Here’s a story. Years ago new engineers in the Lamp Division of General Electric were assigned, as a joke, the impossible task of frosting light bulbs on the inside. None of the engineers took the assignment seriously since frosting a bulb on the inside was not a possibility by engineering standards. Eventually, however, an undaunted newcomer named Marvin Pipkin not only found a way to frost bulbs on the inside but developed an etching acid that gave minutely rounded pits instead of sharp depressions. This materially strengthened each bulb. The bulb was a tremendous success and revolutionized the light bulb industry. What seemed impossible on the surface, proved possible when Pipkin was able to see below the surface. Fortunately, no one had told him it couldn’t be done, so he did it. (Bits & Pieces, December, 1989, p. 20-21.)
How do we find the ability to see below the surface of things? Does each of us have the ability to envision the possibilities that lie beyond the impossibilities? In fact, God has given you and I just that power, the ability to envision the outcome even before we understand the process that will take us beyond the roadblocks, hazards and detours. The tool He grants is very simple and even the simplest of persons can use it. It’s called prayer. When we are faced with an impossible task, one that looms over us threatening and full of doom, the first thing we ought not to lose is hope. In our hope that God will de- liver even that which seems impossible, He urges us to turn to prayer and not be afraid to ask of Him that which might seem, on the surface, impossible. God has defeated entire armies with but a touch of His finger. Here is a resource that no Christian ought to ignore or despise. Seeing the possibilities beyond the impossibilities awaits us if only we know where to find the power. Thus armed, much that is invisible may quickly become visible in your life.

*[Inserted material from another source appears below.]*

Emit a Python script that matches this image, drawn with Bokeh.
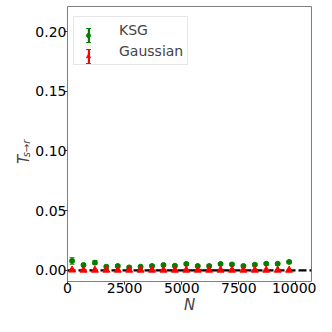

We pray. Heavenly Father. Lord, you are faithful in all things. Your promises endure forever, and there is no limit to your miracles. In your hands all things are possible. You are the one who conquered death and made a place for us in heaven. May we never cease to sing your praise. May we never cease to strive, to year, to dream. In Jesus' name we pray, Amen.
Therefore my friend, do not worry about tomorrow, for tomorrow will worry for itself; each day has enough trouble of its own. (Matt 6:34) This Passing Day. May this passing day honor our Lord and Savior Jesus Christ and be a blessing to you and everyone you meet. Find a stranger and say hello. Don't let another day pass without your day blessing someone else.